[BEGIN]
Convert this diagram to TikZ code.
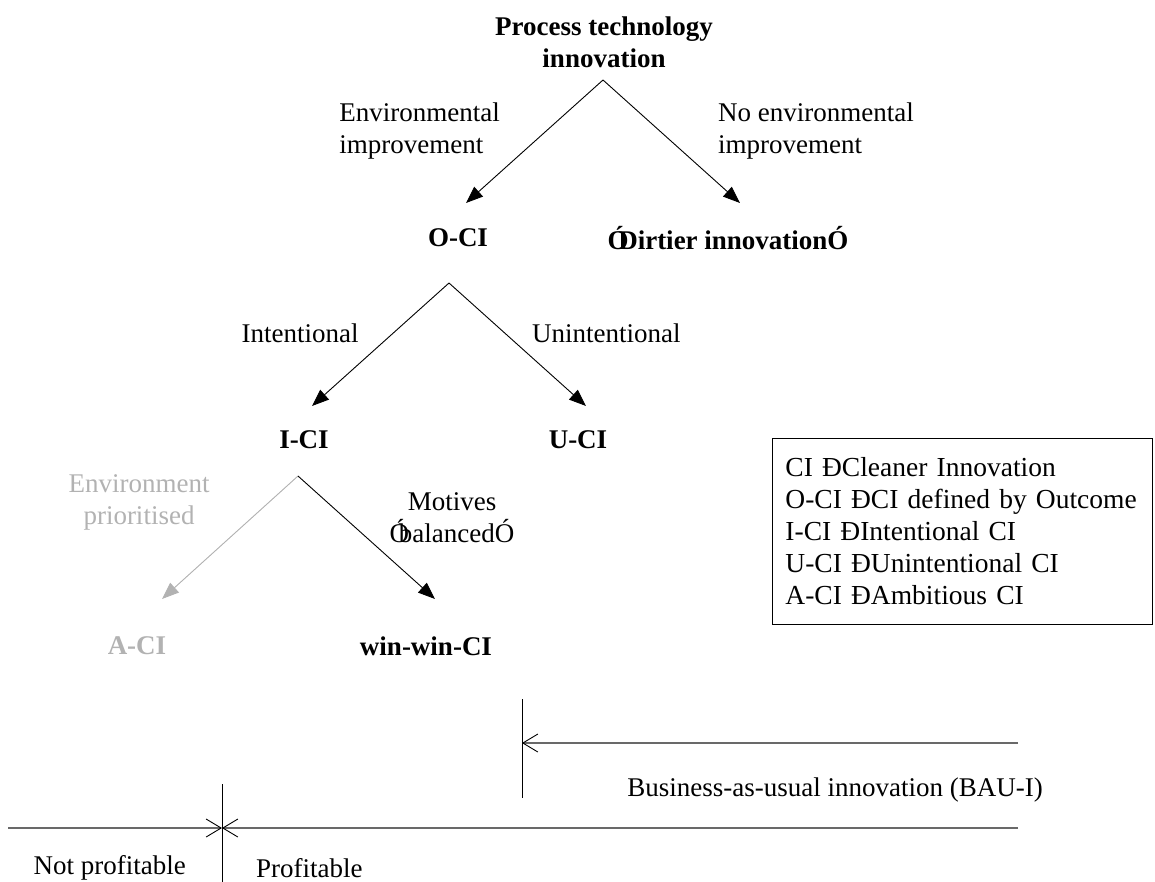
\documentclass[tikz,border=0pt]{standalone}
\usepackage{fontspec}
\setmainfont{Liberation Serif}
\usetikzlibrary{arrows.meta}
\definecolor{fadedtext}{RGB}{178,178,178}
\definecolor{rulegray}{RGB}{105,105,105}
% opening quote glyph that sits tight against the next letter
\newcommand{\openq}{Ó\kern-0.38em}
\begin{document}
\begin{tikzpicture}[x=1pt,y=-1pt,
  every node/.style={inner sep=0pt, font=\fontsize{27}{32}\selectfont},
  term/.style={font=\fontsize{27}{32}\selectfont\bfseries},
  branch/.style={draw=black, line width=0.9pt, -{Triangle[length=17pt,width=13pt]}},
  fadedbranch/.style={branch, draw=fadedtext, fill=fadedtext},
  barb/.style={draw=rulegray, line width=1.6pt, -{Straight Barb[length=15pt,width=18pt,line width=0.9pt,color=black]}},
  marker/.style={draw=black, line width=0.9pt}]
\useasboundingbox (0,0) rectangle (1155,882);

% root of the tree
\node[term, align=center] (root) at (604,42) {Process technology\\innovation};
\coordinate (fork1) at (603,80);
\coordinate (tipO) at (466,203);
\coordinate (tipD) at (740,203);
\node[align=left, anchor=east] (envimp) at (500,131) {Environmental\\improvement};
\node[align=left, anchor=west] (noenv) at (718,131) {No environmental\\improvement};
\node[term] (oci) at (458,238) {O-CI};
\node[term] (dirty) at (728,238) {\openq Dirtier innovationÓ};
\draw[branch] (fork1) -- (tipO);
\draw[branch] (fork1) -- (tipD);

% second level
\coordinate (fork2) at (449,283);
\coordinate (tipI) at (312,406);
\coordinate (tipU) at (586,406);
\node (intl) at (300,333) {Intentional};
\node[anchor=west] (unintl) at (532,333) {Unintentional};
\node[term] (ici) at (304,440) {I-CI};
\node[term] (uci) at (578,440) {U-CI};
\draw[branch] (fork2) -- (tipI);
\draw[branch] (fork2) -- (tipU);

% third level
\coordinate (fork3) at (298,476);
\coordinate (tipA) at (162,599);
\coordinate (tipW) at (435,599);
\node[align=center, text=fadedtext] (envprio) at (139,502) {Environment\\prioritised};
\node[align=center] (motives) at (452,518) {Motives\\\openq balancedÓ};
\node[term, text=fadedtext] (aci) at (137,646) {A-CI};
\node[term] (wwci) at (426,646) {win-win-CI};
\draw[fadedbranch] (fork3) -- (tipA);
\draw[branch] (fork3) -- (tipW);

% legend
\node[draw=black, line width=0.9pt, anchor=north west, minimum width=380pt, minimum height=186pt,
      align=left, text width=354pt, inner xsep=13pt, inner ysep=9pt, font=\fontsize{27.5}{32}\selectfont]
  (legend) at (772,438)
  {CI ÐCleaner Innovation\\O-CI ÐCI defined by Outcome\\I-CI ÐIntentional CI\\U-CI ÐUnintentional CI\\A-CI ÐAmbitious CI};

% business-as-usual range
\coordinate (bauTop) at (522,699);
\coordinate (bauBot) at (522,798);
\coordinate (bauEnd) at (1018,743);
\coordinate (bauTip) at (522,743);
\draw[marker] (bauTop) -- (bauBot);
\draw[barb] (bauEnd) -- (bauTip);
\node[anchor=east] (bau) at (1043,790) {Business-as-usual innovation (BAU-I)};

% profitability threshold
\coordinate (profTop) at (222,784);
\coordinate (profBot) at (222,882);
\coordinate (cross) at (222,828);
\coordinate (leftEnd) at (8,828);
\coordinate (rightEnd) at (1018,828);
\draw[marker] (profTop) -- (profBot);
\draw[barb] (leftEnd) -- (cross);
\draw[barb] (rightEnd) -- (cross);
\node[anchor=east] (notprof) at (186,868) {Not profitable};
\node[anchor=west] (prof) at (256,868) {Profitable};
\end{tikzpicture}
\end{document}
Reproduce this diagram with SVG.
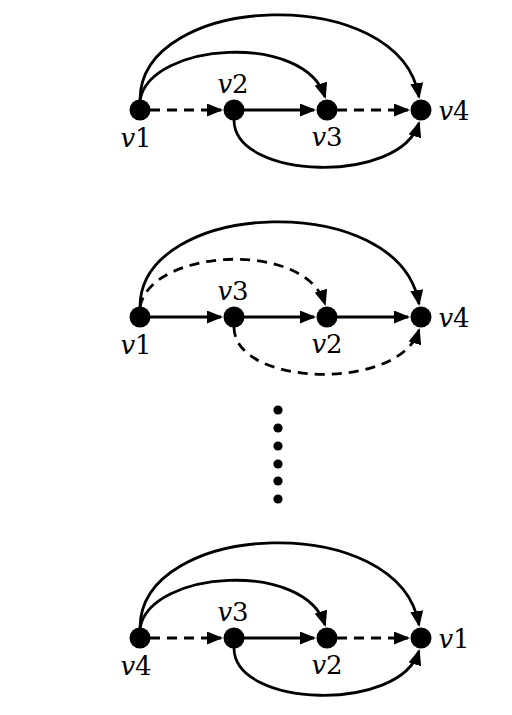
<svg xmlns="http://www.w3.org/2000/svg" width="512" height="715" viewBox="0 0 512 715">
<style>
.edge{fill:none;stroke:#000;stroke-width:2.8;marker-end:url(#ah)}
.dash{stroke-dasharray:10 7}
.node{fill:#000}
.lbl{font-family:"DejaVu Serif","Liberation Serif",serif;font-size:26px;fill:#000;text-anchor:middle}
.v{font-style:italic}
.dot{fill:#000}
</style>
<defs>
<marker id="ah" viewBox="0 0 16 13" refX="14" refY="6.5" markerWidth="16" markerHeight="13" markerUnits="userSpaceOnUse" orient="auto">
<path d="M0,0 L16,6.5 L0,13 z" fill="#000"/>
</marker>
</defs>
<rect width="512" height="715" fill="#fff"/>
<g id="connectors">
<!-- row 1 -->
<path class="edge" d="M140,100 C140,-8 400,-18 419,97"/>
<path class="edge" d="M140,100 C150,42 305,32 325,97"/>
<path class="edge" d="M234,120 C234,180 400,185 419,123"/>
<path class="edge dash" d="M150,110 L221,110"/>
<path class="edge" d="M244,110 L314,110"/>
<path class="edge dash" d="M337,110 L408,110"/>
<!-- row 2 -->
<path class="edge" d="M140,307 C140,199 400,189 419,304"/>
<path class="edge dash" d="M140,307 C150,249 305,239 325,304"/>
<path class="edge dash" d="M234,327 C234,387 400,392 419,330"/>
<path class="edge" d="M150,317 L221,317"/>
<path class="edge" d="M244,317 L314,317"/>
<path class="edge" d="M337,317 L408,317"/>
<!-- row 3 -->
<path class="edge" d="M140,628 C140,520 400,510 419,625"/>
<path class="edge" d="M140,628 C150,570 305,560 325,625"/>
<path class="edge" d="M234,648 C234,708 400,713 419,651"/>
<path class="edge dash" d="M150,638 L221,638"/>
<path class="edge" d="M244,638 L314,638"/>
<path class="edge dash" d="M337,638 L408,638"/>
</g>
<!-- row 1 nodes -->
<g id="r1-v1"><circle class="node" cx="140" cy="110" r="10.5"/><text class="lbl" x="136" y="147"><tspan class="v">v</tspan>1</text></g>
<g id="r1-v2"><circle class="node" cx="234" cy="110" r="10.5"/><text class="lbl" x="233" y="93"><tspan class="v">v</tspan>2</text></g>
<g id="r1-v3"><circle class="node" cx="327" cy="110" r="10.5"/><text class="lbl" x="327" y="146"><tspan class="v">v</tspan>3</text></g>
<g id="r1-v4"><circle class="node" cx="421" cy="110" r="10.5"/><text class="lbl" x="454" y="120"><tspan class="v">v</tspan>4</text></g>
<!-- row 2 nodes -->
<g id="r2-v1"><circle class="node" cx="140" cy="317" r="10.5"/><text class="lbl" x="136" y="354"><tspan class="v">v</tspan>1</text></g>
<g id="r2-v3"><circle class="node" cx="234" cy="317" r="10.5"/><text class="lbl" x="233" y="300"><tspan class="v">v</tspan>3</text></g>
<g id="r2-v2"><circle class="node" cx="327" cy="317" r="10.5"/><text class="lbl" x="327" y="353"><tspan class="v">v</tspan>2</text></g>
<g id="r2-v4"><circle class="node" cx="421" cy="317" r="10.5"/><text class="lbl" x="454" y="327"><tspan class="v">v</tspan>4</text></g>
<!-- ellipsis -->
<g id="ellipsis">
<circle class="dot" cx="278" cy="410" r="4.6"/>
<circle class="dot" cx="278" cy="428" r="4.6"/>
<circle class="dot" cx="278" cy="446" r="4.6"/>
<circle class="dot" cx="278" cy="464" r="4.6"/>
<circle class="dot" cx="278" cy="481" r="4.6"/>
<circle class="dot" cx="278" cy="499" r="4.6"/>
</g>
<!-- row 3 nodes -->
<g id="r3-v4"><circle class="node" cx="140" cy="638" r="10.5"/><text class="lbl" x="136" y="675"><tspan class="v">v</tspan>4</text></g>
<g id="r3-v3"><circle class="node" cx="234" cy="638" r="10.5"/><text class="lbl" x="233" y="621"><tspan class="v">v</tspan>3</text></g>
<g id="r3-v2"><circle class="node" cx="327" cy="638" r="10.5"/><text class="lbl" x="327" y="674"><tspan class="v">v</tspan>2</text></g>
<g id="r3-v1"><circle class="node" cx="421" cy="638" r="10.5"/><text class="lbl" x="454" y="648"><tspan class="v">v</tspan>1</text></g>
</svg>
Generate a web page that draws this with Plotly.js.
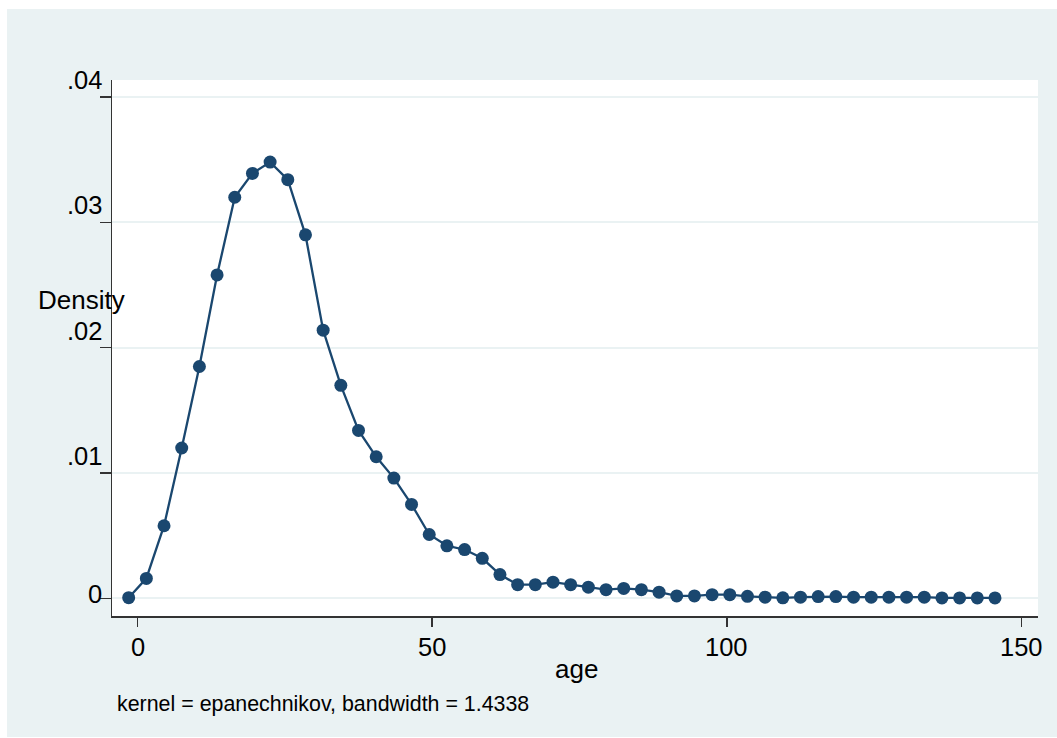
[END]
Work required: Starting at the first line of the material, output exactly the lines up to and including the one with "(0,0) rectangle (1155,882);". Do not include the pictures.

Right answer:
Convert this diagram to TikZ code.
\documentclass[tikz,border=0pt]{standalone}
\usepackage{fontspec}
\setmainfont{Liberation Serif}
\usetikzlibrary{arrows.meta}
\definecolor{fadedtext}{RGB}{178,178,178}
\definecolor{rulegray}{RGB}{105,105,105}
% opening quote glyph that sits tight against the next letter
\newcommand{\openq}{Ó\kern-0.38em}
\begin{document}
\begin{tikzpicture}[x=1pt,y=-1pt,
  every node/.style={inner sep=0pt, font=\fontsize{27}{32}\selectfont},
  term/.style={font=\fontsize{27}{32}\selectfont\bfseries},
  branch/.style={draw=black, line width=0.9pt, -{Triangle[length=17pt,width=13pt]}},
  fadedbranch/.style={branch, draw=fadedtext, fill=fadedtext},
  barb/.style={draw=rulegray, line width=1.6pt, -{Straight Barb[length=15pt,width=18pt,line width=0.9pt,color=black]}},
  marker/.style={draw=black, line width=0.9pt}]
\useasboundingbox (0,0) rectangle (1155,882);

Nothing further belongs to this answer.